Sorry about the short hiatus! Real life intervened, in the form of a birthday party for my son, who turned seven this month. Back on track now!
We say good-bye to Holmes in this chapter, and head off to Baskerville Hall. This whole chapter is really about atmosphere, isn't it? We move from the bustling, modern city out through the idylic, pastoral countryside until we hit the moor. And then everything gets increasingly bleak and foreboding and gloomy. It's a masterful piece of using setting to create a tone, and I love it to bits.
We also learn there's a killer on the loose, a convict named Selden. He doesn't seem to be connected with the death of old Sir Charles, but definitely ups the scare factor, huh? Especially when Watson uses phrases like "wanton brutality" and "peculiar ferocity" to describe the murders he committed (p. 615). And then says Selden's sanity is in doubt? Great!
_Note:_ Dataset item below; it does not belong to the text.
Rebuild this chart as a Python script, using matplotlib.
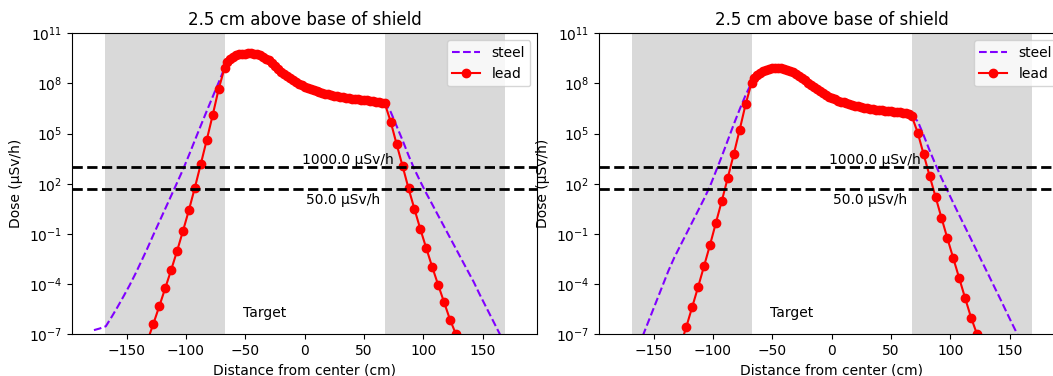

Now we have an insane killer wandering loose on the moor. Glad Watson has his trusty service revolver in his pocket!
Random moment of cuteness: Watson spent his train trip playing with Dr. Mortimer's spaniel! How sweet! I would love to have a spaniel some day.
Rolling pasture lands curved upward on either side of us, and old gabled houses peeped out from amid the thick green foliage, but behind the peaceful and sunlit countryside there rose ever, dark against the evening sky, the long, gloomy curve of the moor, broken by the jagged and sinister hills (p. 614).
...two copses of trees moaned and swung in a rising wind (p. 618).
Possible Discussion Question:
There's a bit of foreshadowing going on when we leave the station, with Holmes telling Sir Henry not to go places alone anymore because "[s]ome great misfortune will befall you if you do" (p. 613). Do you like foreshadowing, or not?